__Problem details__
Without the pictures, return all of the material exactly as written.

-.-.-

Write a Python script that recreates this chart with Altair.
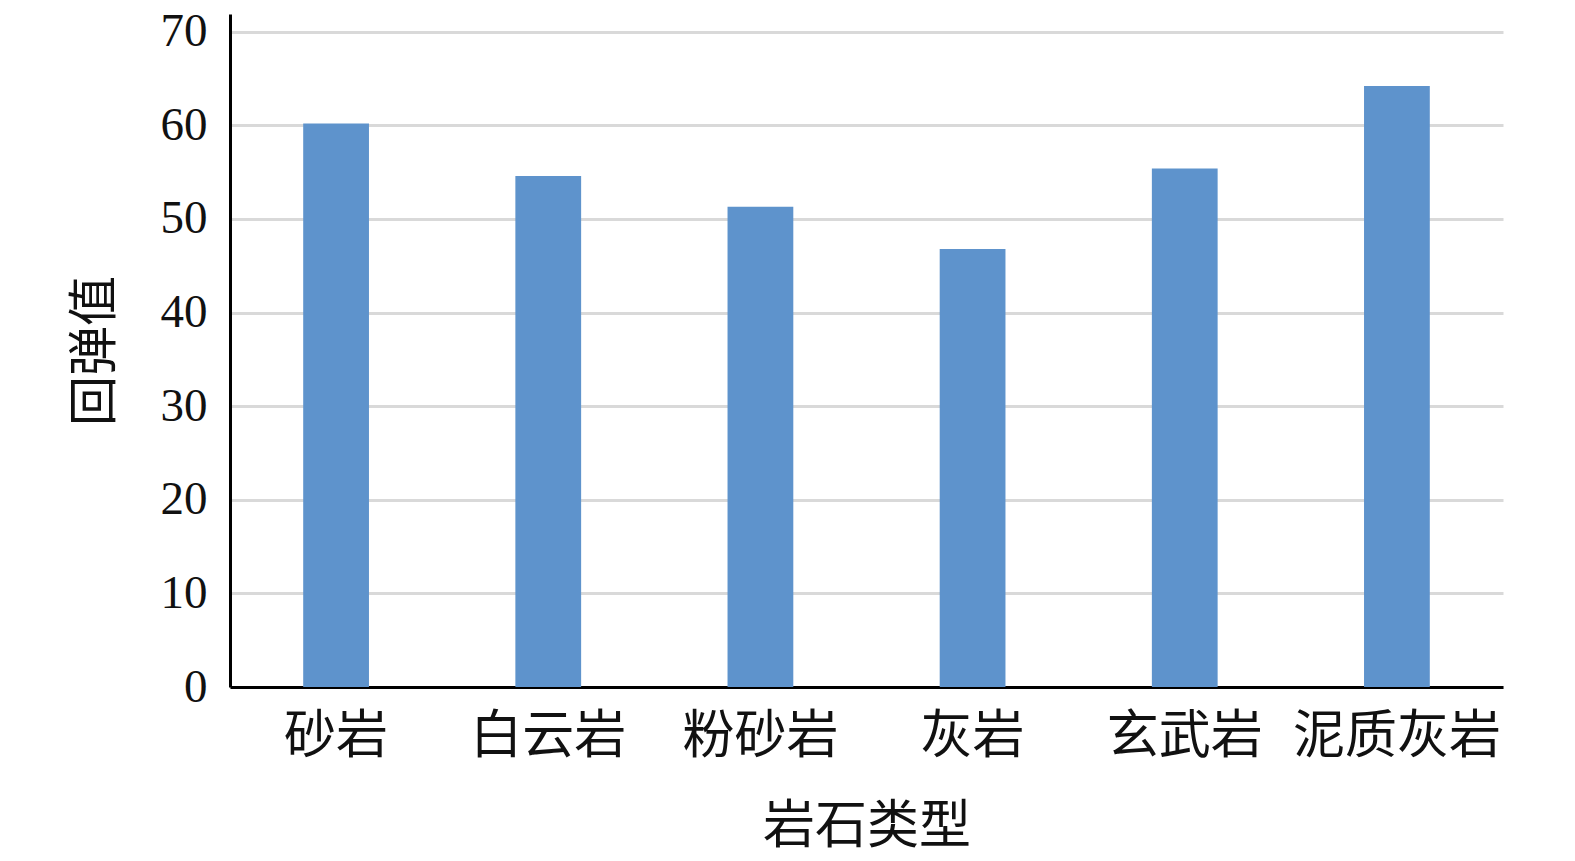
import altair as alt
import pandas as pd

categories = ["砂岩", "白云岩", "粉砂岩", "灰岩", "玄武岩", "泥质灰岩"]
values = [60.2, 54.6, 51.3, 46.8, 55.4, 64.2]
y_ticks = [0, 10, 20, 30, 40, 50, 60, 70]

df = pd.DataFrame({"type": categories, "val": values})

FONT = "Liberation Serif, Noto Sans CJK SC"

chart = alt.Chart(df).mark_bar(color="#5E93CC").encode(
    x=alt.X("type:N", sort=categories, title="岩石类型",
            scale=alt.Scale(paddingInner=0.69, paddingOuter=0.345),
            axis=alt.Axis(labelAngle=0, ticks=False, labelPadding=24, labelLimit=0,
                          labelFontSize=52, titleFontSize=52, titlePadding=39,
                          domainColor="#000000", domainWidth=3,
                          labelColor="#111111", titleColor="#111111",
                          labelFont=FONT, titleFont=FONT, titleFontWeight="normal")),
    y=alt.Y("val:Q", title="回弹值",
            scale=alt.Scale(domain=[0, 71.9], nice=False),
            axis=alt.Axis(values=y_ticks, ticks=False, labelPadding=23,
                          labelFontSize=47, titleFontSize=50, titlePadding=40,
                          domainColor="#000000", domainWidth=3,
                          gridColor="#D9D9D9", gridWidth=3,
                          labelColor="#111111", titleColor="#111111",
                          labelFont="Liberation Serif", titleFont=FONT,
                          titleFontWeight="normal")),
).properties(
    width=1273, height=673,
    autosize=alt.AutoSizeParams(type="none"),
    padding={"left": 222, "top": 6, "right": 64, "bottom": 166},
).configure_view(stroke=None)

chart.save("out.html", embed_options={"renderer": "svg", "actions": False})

-.-.-

__Correct result__
Write a Python script that recreates this chart with Altair.
import altair as alt
import pandas as pd

categories = ["砂岩", "白云岩", "粉砂岩", "灰岩", "玄武岩", "泥质灰岩"]
values = [60.2, 54.6, 51.3, 46.8, 55.4, 64.2]
y_ticks = [0, 10, 20, 30, 40, 50, 60, 70]

df = pd.DataFrame({"type": categories, "val": values})

FONT = "Liberation Serif, Noto Sans CJK SC"

chart = alt.Chart(df).mark_bar(color="#5E93CC").encode(
    x=alt.X("type:N", sort=categories, title="岩石类型",
            scale=alt.Scale(paddingInner=0.69, paddingOuter=0.345),
            axis=alt.Axis(labelAngle=0, ticks=False, labelPadding=24, labelLimit=0,
                          labelFontSize=52, titleFontSize=52, titlePadding=39,
                          domainColor="#000000", domainWidth=3,
                          labelColor="#111111", titleColor="#111111",
                          labelFont=FONT, titleFont=FONT, titleFontWeight="normal")),
    y=alt.Y("val:Q", title="回弹值",
            scale=alt.Scale(domain=[0, 71.9], nice=False),
            axis=alt.Axis(values=y_ticks, ticks=False, labelPadding=23,
                          labelFontSize=47, titleFontSize=50, titlePadding=40,
                          domainColor="#000000", domainWidth=3,
                          gridColor="#D9D9D9", gridWidth=3,
                          labelColor="#111111", titleColor="#111111",
                          labelFont="Liberation Serif", titleFont=FONT,
                          titleFontWeight="normal")),
).properties(
    width=1273, height=673,
    autosize=alt.AutoSizeParams(type="none"),
    padding={"left": 222, "top": 6, "right": 64, "bottom": 166},
).configure_view(stroke=None)

chart.save("out.html", embed_options={"renderer": "svg", "actions": False})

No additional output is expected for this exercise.